Quand Dieu dirige les évènements
Les deux livres de Samuel donnent un extraordinaire aperçu sur la manière dont Dieu conduit les évènements. Il y a de vrais acteurs : Samuel, Saül, David, Nathan, etc… qui ne sont pas des figurants, ils jouent leur rôle, plus ou moins bien, selon les moments, mais Dieu est là aussi qui s’engage dans les évènements : tantôt il prend l’initiative, tantôt il laisse faire. Cette imbrication de la liberté humaine et de la liberté divine est impressionnante et forme le sujet majeur de tout ce récit.
Pour savoir ce que Dieu veut, on pourrait croire qu’il n’y a qu’à le consulter : il y a des prophètes (comme Samuel), il y a un procédé oraculaire hérité des religions païennes, une sorte de jeu de pile ou face, où Dieu est censé répondre par oui ou par non, il y a même le procédé maintes fois réprouvé qui consiste à consulter les âmes des défunts, mais plus il y a de moyens, moins est sûr de la réponse. Et Dieu souvent se tait.
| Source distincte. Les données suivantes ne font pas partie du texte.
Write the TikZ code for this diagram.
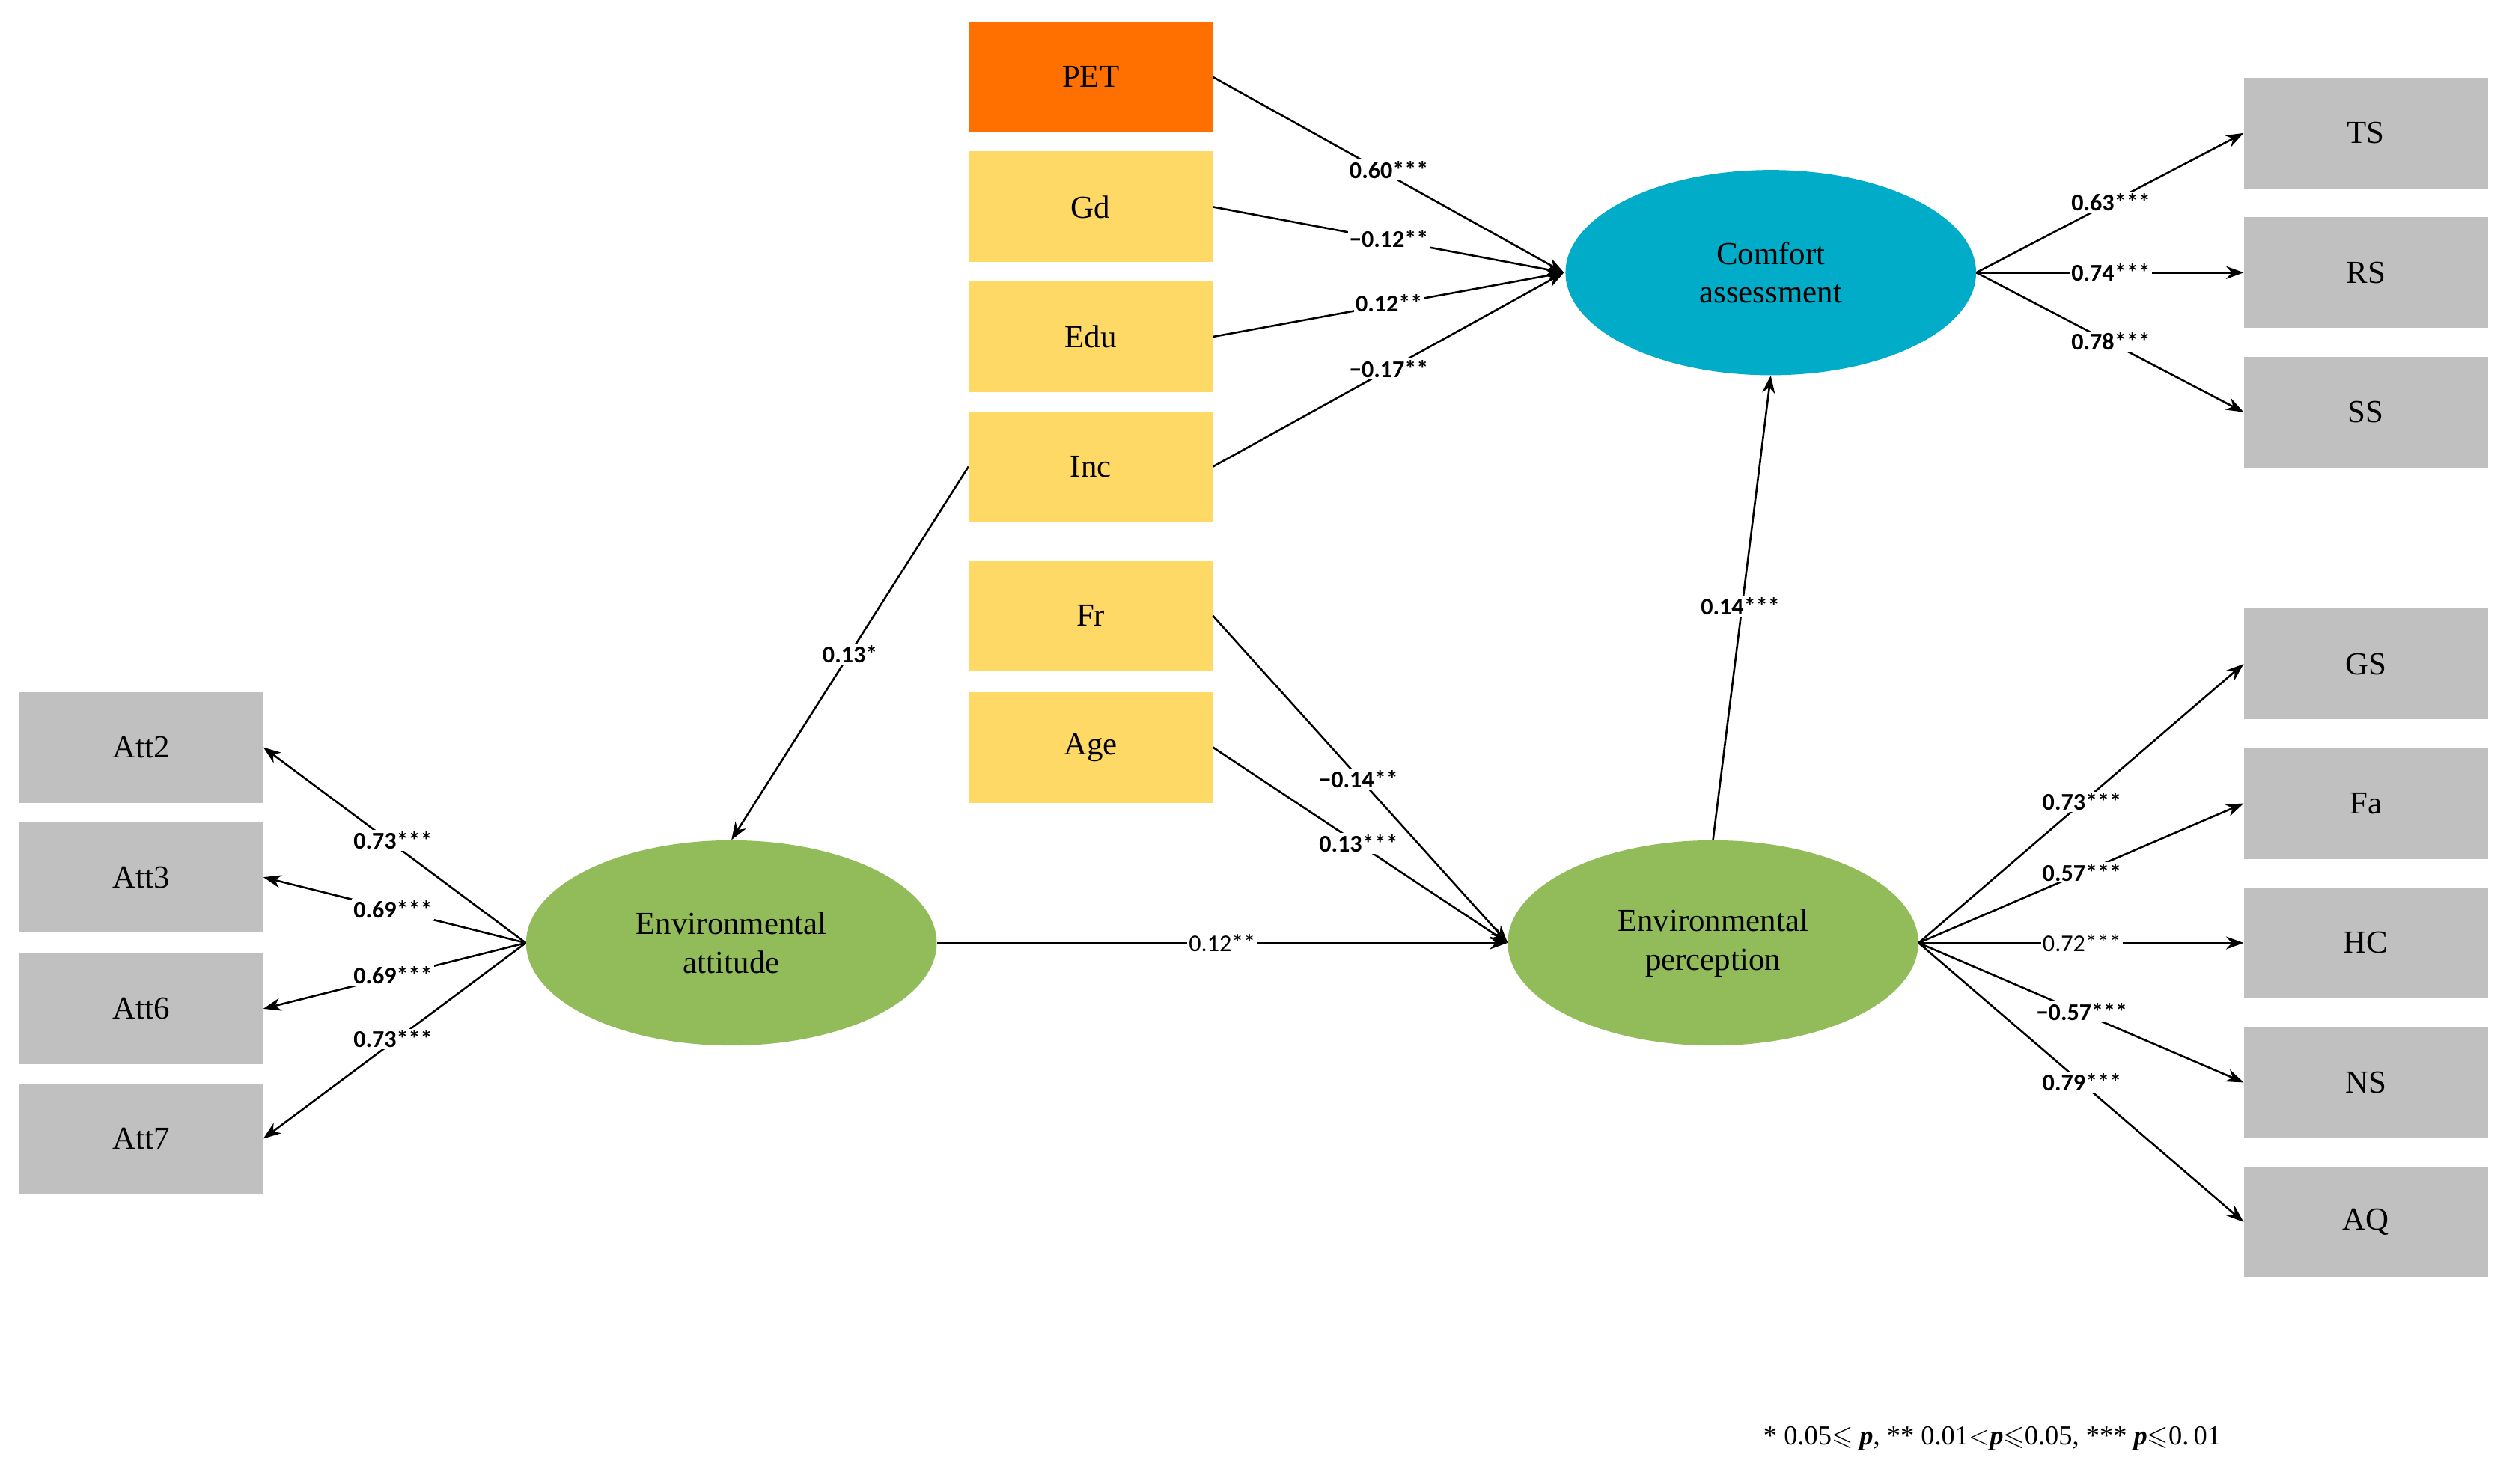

Dans le cas qui nous est présenté dans la lecture d’aujourd’hui, David n’a pas le temps d’hésiter : il a la possibilité inespérée d’en finir avec son adversaire le roi Saül qui cherche sa perte, celui-ci dort, David n’a qu’à commander et on va lui trancher la tête. Son fidèle Abishaï lui montre que c’est cela qu’il faut faire, que c’est même la volonté de Dieu qui, de toute évidence, a permis cette incroyable opportunité. Et David dit non : « Ne le tue pas ! Qui pourrait demeurer impuni après avoir porté la main sur celui qui a reçu l’onction du Seigneur ? » Saül, même criminel, reste un personnage sacré qui a reçu l’onction du Seigneur. On ne peut pas y toucher. Si Dieu veut l’éliminer, ça sera par les mains des païens, pas par la sienne. Quelle force, quel discernement surnaturel a-t-il fallu pour dépasser l’évidence première : qui n’aurait vu dans l’évènement présent la main de Dieu et l’invitation à profiter de sa chance ?
Et David, bien sûr a raison. Dieu n’a permis que les choses se passent ainsi que pour mettre à l’épreuve son élu, celui à qui il va confier les plus hautes responsabilités, jusqu’à faire de lui l’ancêtre du Messie. Et l’épreuve a été concluante. Pourtant rien n’était joué d’avance. David n’a pas été manipulé par Dieu. Il n’y a pas de fatalité.
Discerner l’action de la Providence n’est pas une mince affaire. Nous sommes si prompts à voir des signes et des coïncidences, que nous interprétons souvent dans le sens de nos intérêts et de nos désirs : « je sais que c’est la femme de ma vie, me disait un jeune homme, parce que je l’ai rencontrée sur le quai de gare de Lourdes ! » Peut-être oui, mais peut-être aussi que non, la suite le dira. Pour discerner les signes de Dieu (car il ne s’agit pas de les nier, ils existent), il faut souvent un certain recul et l’habitude des manières de faire de Dieu, il faut l’avoir longtemps fréquenté dans la prière, avoir souvent accepté de ne pas comprendre et de dire malgré tout « que ta volonté soit faite ». Alors peut-être, par grâce, nous sera-t-il donné de voir des indices qui ne trompent pas et qui nous disent : « c’est le chemin, prends-le ! ».